When the Fed starts tightening the economy slows down. We saw this in 2Q 2006 when the Fed applied 75 basis points more tightening than the markets expected. And of course average Joe was likely being sandwiched between high energy prices and slowing of the economy, plus if adjustable rate ARMS were prevalent, he gets socked with higher mortgage payments in addition.

What is the first thing people do when their income starts to shrink and they can’t afford their mortgage payments anymore? They sell and try to find something cheaper. So, it makes sense that in the latter part in 2006 is when the bottom started falling out of the housing market, especially in areas like Southern California where it is normal to have a 45 min commute and energy prices are soaring. Too many sellers and not enough buyers is likely a reason why prices collapsed and foreclosures started rising. The foreclosures didn’t cause the price to collapse – prices collapsed because of general economic stress which led to elevated foreclosures. That is why the banks got stuck with a majority of the homes – there were no buyers even at fire sale prices.

The whole idea of all of these houses being “malinvestments” because the Fed was loosey-goosey is really just absurd. People don’t buy things they don’t believe they can pay for. Something has to happen to them that puts them in a situation to not be able to pay – something like the Fed tossing nominal stability out the window because some nut is complaining about eroding purchasing power in the face of high energy prices while the government is messing around with land use regulations and not doing anything about the supply of energy. The entire mess was and is a perfect storm of bad government, and average Joe got the shaft – big time, and in a way that is very much worse than what might happen if the Fed were to finally sing the correct tune. Open Market Purchases don’t lead to one being kicked out of one’s home – and I think it highly preferable to keep a job than it is to end up destitute, even if means paying a little more for the things we buy. At least we have money to do it with.

But of course, we don’t hear these tight money advocates talking about this. It’s probably because it doesn’t fit their narcissistic visions of grandeur about taking short cuts to a strong dollar by tightening monetary policy. The only real way to a strong dollar is to have a strong economy with strong markets and any short cuts to that with monetary policy alone just does an immense amount of harm to unsuspecting people.

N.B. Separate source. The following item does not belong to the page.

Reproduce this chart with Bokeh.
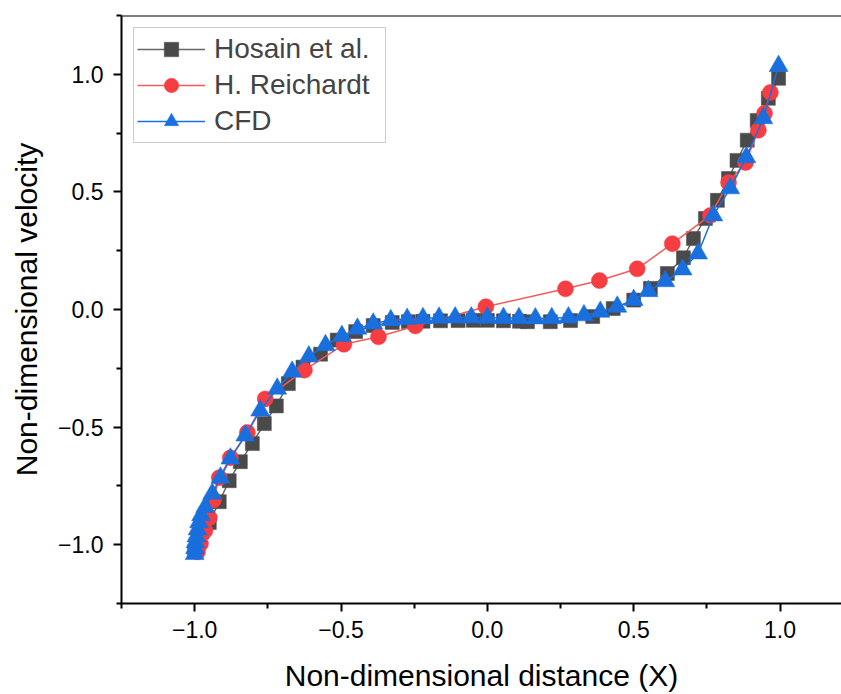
from bokeh.plotting import figure
from bokeh.embed import file_html
from bokeh.resources import INLINE
from bokeh.models import FixedTicker, Span, Range1d

# ---------------- data ----------------
hosain_x = [-1.000, -0.995, -0.988, -0.975, -0.950, -0.916, -0.882, -0.844, -0.803,
            -0.762, -0.721, -0.680, -0.630, -0.570, -0.513, -0.450, -0.390, -0.325,
            -0.270, -0.220, -0.160, -0.100, -0.048, 0.000, 0.055, 0.110, 0.137,
            0.215, 0.284, 0.360, 0.430, 0.500, 0.557, 0.615, 0.670, 0.704, 0.745,
            0.786, 0.824, 0.853, 0.888, 0.922, 0.960, 0.995]
hosain_y = [-1.030, -1.000, -0.970, -0.945, -0.906, -0.817, -0.728, -0.647, -0.570,
            -0.485, -0.410, -0.315, -0.245, -0.190, -0.130, -0.094, -0.068, -0.055,
            -0.052, -0.050, -0.048, -0.047, -0.046, -0.046, -0.048, -0.050, -0.052,
            -0.052, -0.047, -0.030, 0.004, 0.040, 0.090, 0.153, 0.220, 0.302, 0.387,
            0.464, 0.557, 0.634, 0.720, 0.804, 0.898, 0.983]

reich_x = [-0.990, -0.980, -0.965, -0.950, -0.936, -0.916, -0.878, -0.820, -0.759,
           -0.625, -0.490, -0.372, -0.246, -0.005, 0.267, 0.383, 0.512, 0.632,
           0.762, 0.824, 0.882, 0.926, 0.947, 0.967]
reich_y = [-1.030, -0.995, -0.940, -0.885, -0.810, -0.715, -0.630, -0.523, -0.380,
           -0.258, -0.148, -0.116, -0.070, 0.012, 0.088, 0.123, 0.173, 0.280,
           0.400, 0.540, 0.625, 0.762, 0.834, 0.923]

cfd_x = [-1.000, -0.999, -0.997, -0.994, -0.990, -0.985, -0.978, -0.964, -0.940,
         -0.912, -0.878, -0.827, -0.776, -0.718, -0.667, -0.610, -0.553, -0.497,
         -0.444, -0.390, -0.330, -0.274, -0.220, -0.165, -0.110, -0.055, 0.000,
         0.055, 0.108, 0.164, 0.220, 0.277, 0.330, 0.386, 0.444, 0.500, 0.550,
         0.608, 0.667, 0.720, 0.772, 0.830, 0.885, 0.943, 0.995]
cfd_y = [-1.040, -1.015, -0.990, -0.965, -0.935, -0.905, -0.875, -0.840, -0.783,
         -0.715, -0.634, -0.536, -0.430, -0.337, -0.265, -0.200, -0.152, -0.113,
         -0.082, -0.060, -0.046, -0.040, -0.037, -0.035, -0.034, -0.034, -0.035,
         -0.036, -0.037, -0.038, -0.037, -0.034, -0.025, -0.010, 0.012, 0.040,
         0.078, 0.120, 0.170, 0.238, 0.400, 0.515, 0.647, 0.813, 1.035]

major_ticks = [-1.0, -0.5, 0.0, 0.5, 1.0]
minor_ticks = [-1.25, -0.75, -0.25, 0.25, 0.75, 1.25]
tick_labels = ["\u22121.0", "\u22120.5", "0.0", "0.5", "1.0"]

FONT = "Liberation Sans"

p = figure(width=841, height=694, output_backend="svg", toolbar_location=None,
           x_range=Range1d(-1.25, 1.21), y_range=Range1d(-1.25, 1.25),
           min_border_left=121, min_border_right=0, min_border_top=15,
           min_border_bottom=90)
p.outline_line_color = None
p.xgrid.visible = False
p.ygrid.visible = False
p.background_fill_color = "white"
p.border_fill_color = "white"

# top frame line
p.add_layout(Span(location=1.25, dimension="width", line_color="black", line_width=2))

series = [
    (hosain_x, hosain_y, "Hosain et al.", "#4A4A4A", "#666666", "square", 14),
    (reich_x, reich_y, "H. Reichardt", "#F53D42", "#F45A5A", "circle", 16),
    (cfd_x, cfd_y, "CFD", "#1A6FDF", "#1A6FDF", "triangle", 19),
]
for xs, ys, lab, col, lcol, mk, sz in series:
    p.line(xs, ys, line_color=lcol, line_width=1.5, legend_label=lab)
    p.scatter(xs, ys, marker=mk, size=sz, fill_color=col, line_color=col,
              line_width=0.5, legend_label=lab)

for ax in (p.xaxis[0], p.yaxis[0]):
    ax.ticker = FixedTicker(ticks=major_ticks, minor_ticks=minor_ticks)
    ax.major_label_overrides = {t: l for t, l in zip(major_ticks, tick_labels)}
    ax.axis_line_width = 2
    ax.axis_line_color = "black"
    ax.major_tick_line_width = 2
    ax.minor_tick_line_width = 2
    ax.major_tick_in = 0
    ax.major_tick_out = 8
    ax.minor_tick_in = 0
    ax.minor_tick_out = 5
    ax.major_label_text_font = FONT
    ax.major_label_text_font_size = "23px"
    ax.major_label_text_color = "black"
    ax.axis_label_text_font = FONT
    ax.axis_label_text_font_size = "30px"
    ax.axis_label_text_font_style = "normal"
    ax.axis_label_text_color = "black"

p.xaxis.axis_label = "Non-dimensional distance (X)"
p.yaxis.axis_label = "Non-dimensional velocity"
p.xaxis.major_label_standoff = 9
p.xaxis.axis_label_standoff = 18
p.yaxis.major_label_standoff = 10
p.yaxis.axis_label_standoff = 12

lg = p.legend[0]
lg.location = "top_left"
lg.margin = 12
lg.padding = 3
lg.spacing = 0
lg.label_height = 36
lg.glyph_height = 36
lg.glyph_width = 68
lg.label_width = 168
lg.label_standoff = 9
lg.label_text_font = FONT
lg.label_text_font_size = "28px"
lg.border_line_color = "#999999"
lg.border_line_width = 1.5
lg.background_fill_alpha = 1.0

open("out.html", "w").write(file_html(p, INLINE))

PS: I’ve been watching some documentaries about the social history of the Great Depression lately. There’s some good ones on NetFlix. We have the $10 /mo. subscription that includes only streaming video and I have certainly gotten my money’s worth; their selection of documentaries is superb. I suggest watching them as there is an ambiance of similarity with many of the things we’ve seen happening to the economy and society as a result of the Great Recession. If you do watch them, remember that many of them still pin the entire thing on the market collapse, a convenient scapegoat; and there is a bit of necessity to mentally juxtapose the monetarist version of events.

One particular one, that I found on the Smithsonian Channel on the Roku, chronicles the lives of authors who participated in the WPA program and went on to write classics. It gets particularly up close to the social aspect of the Great Depression as it is almost entirely about lives that were impacted in no small way.

PPS: No, I am not a mental masochist. Yes, seeing these documentaries knowing what caused it makes me angry. But without that kind of passion, I would not be able to keep up the blogging. Sometimes I really just don’t want to fight anymore. I wish it would all just vanish and I can just live happily in my library, cuddled up in my Snuggie with a good book. While it would be nice if it happened that way, it just isn’t going to.